Code that draws figures
╭──
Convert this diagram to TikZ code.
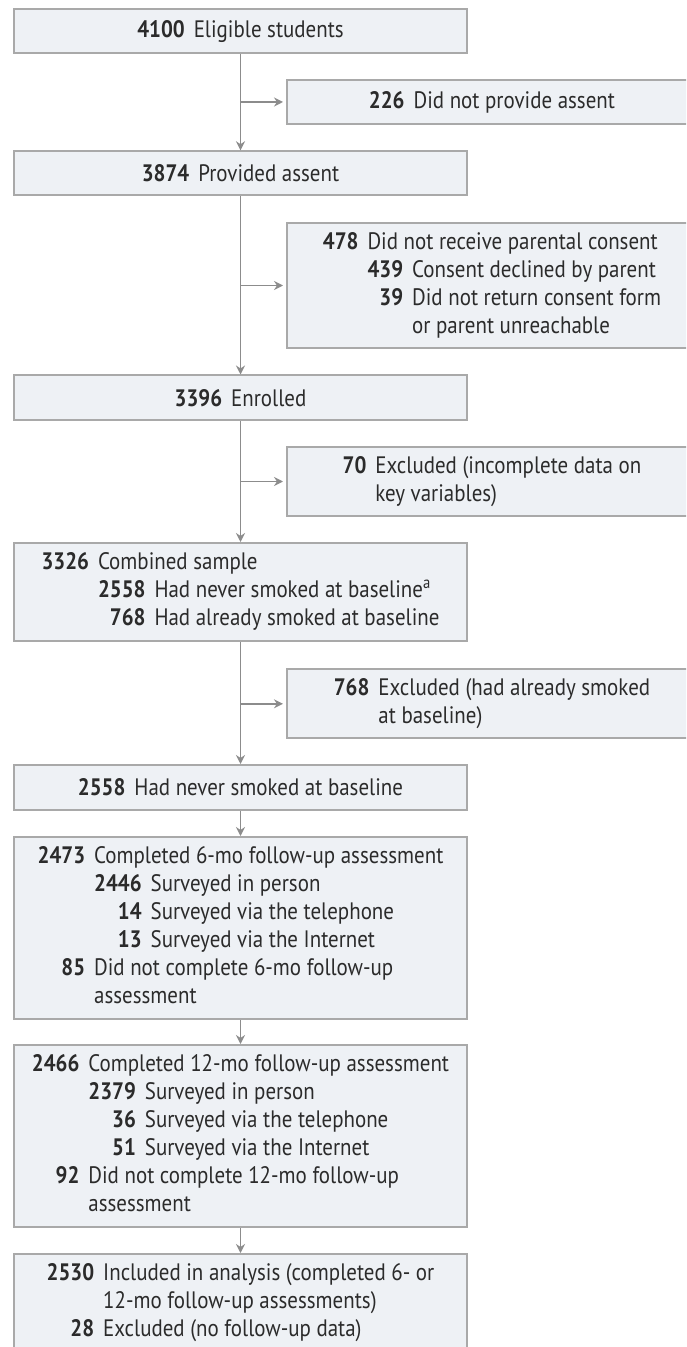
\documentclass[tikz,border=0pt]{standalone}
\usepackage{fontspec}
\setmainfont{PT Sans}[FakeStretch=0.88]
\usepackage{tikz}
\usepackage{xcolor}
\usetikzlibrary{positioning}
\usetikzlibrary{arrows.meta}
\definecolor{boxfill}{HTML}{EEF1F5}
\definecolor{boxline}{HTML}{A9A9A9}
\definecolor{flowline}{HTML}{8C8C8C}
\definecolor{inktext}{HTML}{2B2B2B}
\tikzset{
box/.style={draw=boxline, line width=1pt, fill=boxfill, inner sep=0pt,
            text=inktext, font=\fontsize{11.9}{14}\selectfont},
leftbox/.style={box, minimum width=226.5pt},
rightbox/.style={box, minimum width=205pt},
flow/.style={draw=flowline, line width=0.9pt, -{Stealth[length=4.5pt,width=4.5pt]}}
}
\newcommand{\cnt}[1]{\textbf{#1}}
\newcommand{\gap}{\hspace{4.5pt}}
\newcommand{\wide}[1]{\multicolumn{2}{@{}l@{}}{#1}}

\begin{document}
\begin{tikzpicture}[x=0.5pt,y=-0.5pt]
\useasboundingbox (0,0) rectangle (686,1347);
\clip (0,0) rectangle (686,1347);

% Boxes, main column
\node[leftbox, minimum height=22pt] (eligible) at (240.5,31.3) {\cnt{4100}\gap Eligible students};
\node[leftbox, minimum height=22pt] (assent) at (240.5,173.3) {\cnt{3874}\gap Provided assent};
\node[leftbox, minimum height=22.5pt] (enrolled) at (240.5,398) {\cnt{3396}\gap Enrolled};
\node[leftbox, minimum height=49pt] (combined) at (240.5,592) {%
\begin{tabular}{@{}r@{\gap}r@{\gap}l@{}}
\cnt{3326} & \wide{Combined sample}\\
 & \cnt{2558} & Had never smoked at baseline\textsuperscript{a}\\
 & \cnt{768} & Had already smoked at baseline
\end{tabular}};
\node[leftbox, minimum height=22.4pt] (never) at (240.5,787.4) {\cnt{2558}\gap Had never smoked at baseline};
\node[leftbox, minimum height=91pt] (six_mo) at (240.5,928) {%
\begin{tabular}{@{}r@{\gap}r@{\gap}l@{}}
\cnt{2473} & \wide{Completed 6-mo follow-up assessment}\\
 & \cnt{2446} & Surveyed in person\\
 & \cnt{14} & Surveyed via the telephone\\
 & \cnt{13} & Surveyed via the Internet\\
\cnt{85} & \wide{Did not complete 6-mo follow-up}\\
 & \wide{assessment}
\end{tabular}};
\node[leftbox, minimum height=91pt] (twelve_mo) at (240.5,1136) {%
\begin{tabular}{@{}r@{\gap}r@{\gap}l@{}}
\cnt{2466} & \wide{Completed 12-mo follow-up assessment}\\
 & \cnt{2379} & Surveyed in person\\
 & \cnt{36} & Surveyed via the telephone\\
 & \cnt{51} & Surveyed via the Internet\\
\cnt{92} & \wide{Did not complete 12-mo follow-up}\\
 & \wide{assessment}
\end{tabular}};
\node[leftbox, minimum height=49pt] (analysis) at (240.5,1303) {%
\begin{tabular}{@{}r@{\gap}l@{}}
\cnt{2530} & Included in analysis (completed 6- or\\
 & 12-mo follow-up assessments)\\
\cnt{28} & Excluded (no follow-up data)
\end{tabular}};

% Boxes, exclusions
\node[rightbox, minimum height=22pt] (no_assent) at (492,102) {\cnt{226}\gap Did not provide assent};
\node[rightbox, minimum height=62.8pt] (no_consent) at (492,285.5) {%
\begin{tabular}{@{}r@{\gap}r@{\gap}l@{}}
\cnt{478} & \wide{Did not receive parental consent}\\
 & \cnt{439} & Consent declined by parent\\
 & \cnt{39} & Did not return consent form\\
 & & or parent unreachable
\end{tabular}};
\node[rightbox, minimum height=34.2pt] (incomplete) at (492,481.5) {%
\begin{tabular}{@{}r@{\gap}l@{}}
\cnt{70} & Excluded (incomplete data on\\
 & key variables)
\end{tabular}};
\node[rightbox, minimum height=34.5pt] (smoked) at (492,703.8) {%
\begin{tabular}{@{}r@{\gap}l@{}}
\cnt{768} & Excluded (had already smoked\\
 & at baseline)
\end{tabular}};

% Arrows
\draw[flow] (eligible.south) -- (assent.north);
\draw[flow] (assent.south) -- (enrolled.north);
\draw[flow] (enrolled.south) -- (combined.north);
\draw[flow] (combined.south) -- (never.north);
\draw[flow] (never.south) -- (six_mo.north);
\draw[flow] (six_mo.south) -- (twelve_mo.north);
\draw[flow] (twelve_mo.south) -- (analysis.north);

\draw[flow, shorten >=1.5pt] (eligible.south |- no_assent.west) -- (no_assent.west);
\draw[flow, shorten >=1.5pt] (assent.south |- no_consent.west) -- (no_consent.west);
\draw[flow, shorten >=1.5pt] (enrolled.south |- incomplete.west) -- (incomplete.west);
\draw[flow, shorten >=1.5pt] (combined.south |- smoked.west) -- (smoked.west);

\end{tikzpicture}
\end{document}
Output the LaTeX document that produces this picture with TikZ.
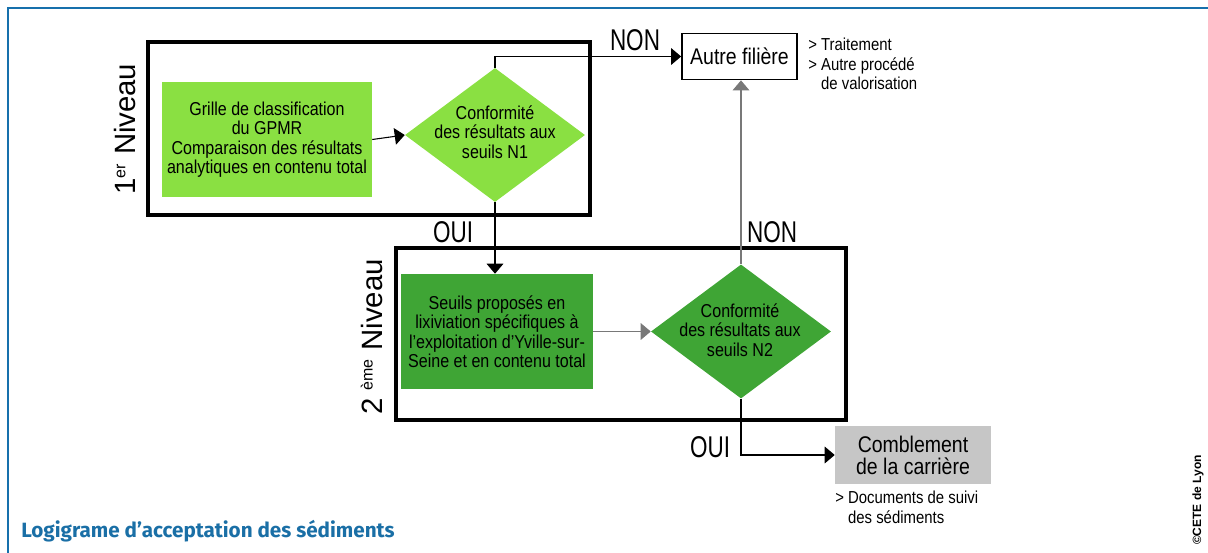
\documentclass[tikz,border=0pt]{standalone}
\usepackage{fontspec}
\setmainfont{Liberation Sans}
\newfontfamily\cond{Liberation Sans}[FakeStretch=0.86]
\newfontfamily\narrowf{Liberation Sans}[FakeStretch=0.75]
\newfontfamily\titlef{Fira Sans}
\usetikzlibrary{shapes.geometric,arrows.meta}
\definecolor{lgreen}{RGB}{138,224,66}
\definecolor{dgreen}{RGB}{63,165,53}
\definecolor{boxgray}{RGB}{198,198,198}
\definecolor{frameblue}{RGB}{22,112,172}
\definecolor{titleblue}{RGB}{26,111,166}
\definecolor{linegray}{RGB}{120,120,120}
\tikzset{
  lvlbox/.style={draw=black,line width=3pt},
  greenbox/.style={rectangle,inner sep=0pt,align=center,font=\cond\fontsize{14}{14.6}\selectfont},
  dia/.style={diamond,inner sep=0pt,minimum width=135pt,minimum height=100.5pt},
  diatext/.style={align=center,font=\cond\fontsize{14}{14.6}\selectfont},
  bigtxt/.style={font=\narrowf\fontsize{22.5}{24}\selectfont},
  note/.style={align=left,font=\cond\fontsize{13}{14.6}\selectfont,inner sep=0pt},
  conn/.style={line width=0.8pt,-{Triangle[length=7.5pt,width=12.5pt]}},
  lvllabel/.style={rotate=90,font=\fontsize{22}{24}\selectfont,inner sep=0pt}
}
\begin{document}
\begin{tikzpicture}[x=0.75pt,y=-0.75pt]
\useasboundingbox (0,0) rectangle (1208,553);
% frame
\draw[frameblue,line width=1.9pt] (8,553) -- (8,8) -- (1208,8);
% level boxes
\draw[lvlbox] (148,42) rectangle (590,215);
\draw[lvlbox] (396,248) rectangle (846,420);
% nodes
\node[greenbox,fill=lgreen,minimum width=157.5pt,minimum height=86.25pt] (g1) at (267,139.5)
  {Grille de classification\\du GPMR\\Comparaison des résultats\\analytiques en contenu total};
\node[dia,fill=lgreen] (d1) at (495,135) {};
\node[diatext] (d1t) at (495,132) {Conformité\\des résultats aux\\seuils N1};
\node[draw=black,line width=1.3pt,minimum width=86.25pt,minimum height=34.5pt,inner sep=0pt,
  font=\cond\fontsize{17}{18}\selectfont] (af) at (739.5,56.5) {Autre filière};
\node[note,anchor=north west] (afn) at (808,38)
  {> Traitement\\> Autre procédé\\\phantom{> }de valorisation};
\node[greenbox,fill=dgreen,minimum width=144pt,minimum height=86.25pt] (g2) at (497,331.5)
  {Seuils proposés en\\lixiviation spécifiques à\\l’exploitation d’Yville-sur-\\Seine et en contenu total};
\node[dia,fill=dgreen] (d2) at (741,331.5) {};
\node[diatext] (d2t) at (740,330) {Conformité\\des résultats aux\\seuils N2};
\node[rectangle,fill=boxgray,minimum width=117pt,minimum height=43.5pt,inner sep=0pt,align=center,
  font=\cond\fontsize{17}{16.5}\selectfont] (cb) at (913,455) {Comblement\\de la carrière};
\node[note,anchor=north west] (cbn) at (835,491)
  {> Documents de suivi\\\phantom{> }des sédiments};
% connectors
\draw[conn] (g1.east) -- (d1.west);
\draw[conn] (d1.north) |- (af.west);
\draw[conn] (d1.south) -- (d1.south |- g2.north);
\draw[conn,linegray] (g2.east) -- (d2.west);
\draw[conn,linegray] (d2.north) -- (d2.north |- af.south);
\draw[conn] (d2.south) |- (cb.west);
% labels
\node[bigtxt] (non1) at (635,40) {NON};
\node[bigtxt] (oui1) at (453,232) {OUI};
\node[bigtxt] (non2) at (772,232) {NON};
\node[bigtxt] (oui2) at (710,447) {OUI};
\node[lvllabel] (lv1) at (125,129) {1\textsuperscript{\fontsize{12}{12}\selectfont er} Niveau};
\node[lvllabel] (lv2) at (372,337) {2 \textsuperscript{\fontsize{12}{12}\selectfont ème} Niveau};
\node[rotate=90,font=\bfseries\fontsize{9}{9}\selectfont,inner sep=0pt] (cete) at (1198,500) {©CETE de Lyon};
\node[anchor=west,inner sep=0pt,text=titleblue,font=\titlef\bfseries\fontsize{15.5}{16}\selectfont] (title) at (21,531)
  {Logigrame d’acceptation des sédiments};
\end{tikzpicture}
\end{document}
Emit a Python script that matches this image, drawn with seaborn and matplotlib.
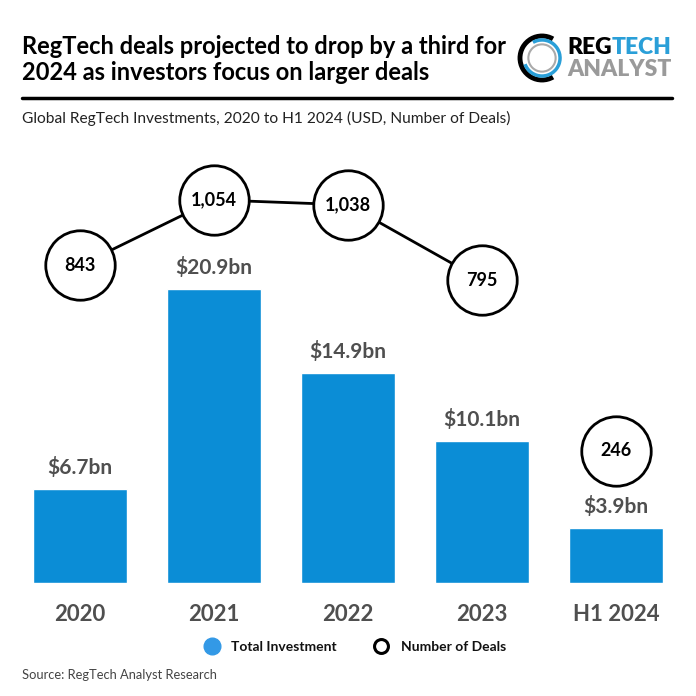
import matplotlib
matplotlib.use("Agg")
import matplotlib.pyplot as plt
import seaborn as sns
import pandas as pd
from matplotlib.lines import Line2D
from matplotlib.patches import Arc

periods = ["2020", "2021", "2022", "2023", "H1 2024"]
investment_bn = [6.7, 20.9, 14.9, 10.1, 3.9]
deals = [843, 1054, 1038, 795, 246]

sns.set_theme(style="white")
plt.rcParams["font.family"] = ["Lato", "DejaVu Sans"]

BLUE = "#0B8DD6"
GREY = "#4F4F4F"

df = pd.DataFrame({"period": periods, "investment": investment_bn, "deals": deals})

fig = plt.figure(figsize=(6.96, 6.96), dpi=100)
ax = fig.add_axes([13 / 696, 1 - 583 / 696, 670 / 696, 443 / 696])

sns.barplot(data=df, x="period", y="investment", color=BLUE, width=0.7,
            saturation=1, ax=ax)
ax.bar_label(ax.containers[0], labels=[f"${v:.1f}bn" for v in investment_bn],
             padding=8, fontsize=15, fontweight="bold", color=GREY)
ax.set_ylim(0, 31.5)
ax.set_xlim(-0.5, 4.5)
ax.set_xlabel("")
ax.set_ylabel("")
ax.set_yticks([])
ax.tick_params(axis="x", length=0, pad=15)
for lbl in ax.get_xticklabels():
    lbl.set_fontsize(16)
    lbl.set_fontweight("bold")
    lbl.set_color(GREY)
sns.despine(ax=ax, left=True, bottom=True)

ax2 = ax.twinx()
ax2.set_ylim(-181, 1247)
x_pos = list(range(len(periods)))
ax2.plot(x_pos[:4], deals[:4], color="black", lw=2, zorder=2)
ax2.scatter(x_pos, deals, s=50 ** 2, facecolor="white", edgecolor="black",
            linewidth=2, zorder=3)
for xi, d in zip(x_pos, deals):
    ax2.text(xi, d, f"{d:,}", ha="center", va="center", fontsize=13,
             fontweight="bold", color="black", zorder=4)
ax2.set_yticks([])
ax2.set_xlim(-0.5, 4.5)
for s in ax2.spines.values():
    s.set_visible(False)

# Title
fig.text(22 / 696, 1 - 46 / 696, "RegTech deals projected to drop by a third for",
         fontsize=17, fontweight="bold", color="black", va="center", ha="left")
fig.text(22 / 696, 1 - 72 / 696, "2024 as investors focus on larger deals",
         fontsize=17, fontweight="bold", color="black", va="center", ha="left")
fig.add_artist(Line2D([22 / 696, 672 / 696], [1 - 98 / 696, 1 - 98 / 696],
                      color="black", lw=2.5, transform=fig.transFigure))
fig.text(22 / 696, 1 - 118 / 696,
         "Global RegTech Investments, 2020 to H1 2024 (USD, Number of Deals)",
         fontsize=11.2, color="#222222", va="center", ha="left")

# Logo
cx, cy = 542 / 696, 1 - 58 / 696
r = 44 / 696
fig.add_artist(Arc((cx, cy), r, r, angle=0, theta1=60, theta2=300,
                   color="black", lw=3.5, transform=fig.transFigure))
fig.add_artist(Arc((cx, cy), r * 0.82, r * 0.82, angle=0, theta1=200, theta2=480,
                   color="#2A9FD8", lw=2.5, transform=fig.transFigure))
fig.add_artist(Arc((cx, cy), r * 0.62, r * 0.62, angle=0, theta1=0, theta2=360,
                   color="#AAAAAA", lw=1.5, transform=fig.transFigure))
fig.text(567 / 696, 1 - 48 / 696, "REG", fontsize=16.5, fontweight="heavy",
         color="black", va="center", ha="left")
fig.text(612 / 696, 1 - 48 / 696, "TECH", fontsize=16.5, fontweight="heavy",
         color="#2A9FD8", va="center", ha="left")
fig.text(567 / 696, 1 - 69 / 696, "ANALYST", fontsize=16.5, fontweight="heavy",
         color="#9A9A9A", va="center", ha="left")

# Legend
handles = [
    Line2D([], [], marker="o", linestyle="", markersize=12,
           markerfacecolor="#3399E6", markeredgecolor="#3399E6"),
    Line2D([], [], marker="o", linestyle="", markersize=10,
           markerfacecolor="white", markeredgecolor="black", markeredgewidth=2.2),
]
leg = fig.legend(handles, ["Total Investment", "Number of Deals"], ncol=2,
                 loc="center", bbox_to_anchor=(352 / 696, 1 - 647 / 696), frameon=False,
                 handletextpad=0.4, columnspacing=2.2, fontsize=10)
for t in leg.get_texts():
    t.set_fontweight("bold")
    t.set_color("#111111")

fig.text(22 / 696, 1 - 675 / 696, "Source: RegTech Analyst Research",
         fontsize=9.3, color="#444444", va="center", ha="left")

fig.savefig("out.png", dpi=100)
╰──
Copy exactly the material above from the line with "Emit a Python" to the line with "ax = fig.add_axes([13", ends included, and nothing else. Leave out any picture.

The reply
Emit a Python script that matches this image, drawn with seaborn and matplotlib.
import matplotlib
matplotlib.use("Agg")
import matplotlib.pyplot as plt
import seaborn as sns
import pandas as pd
from matplotlib.lines import Line2D
from matplotlib.patches import Arc

periods = ["2020", "2021", "2022", "2023", "H1 2024"]
investment_bn = [6.7, 20.9, 14.9, 10.1, 3.9]
deals = [843, 1054, 1038, 795, 246]

sns.set_theme(style="white")
plt.rcParams["font.family"] = ["Lato", "DejaVu Sans"]

BLUE = "#0B8DD6"
GREY = "#4F4F4F"

df = pd.DataFrame({"period": periods, "investment": investment_bn, "deals": deals})

fig = plt.figure(figsize=(6.96, 6.96), dpi=100)
ax = fig.add_axes([13 / 696, 1 - 583 / 696, 670 / 696, 443 / 696])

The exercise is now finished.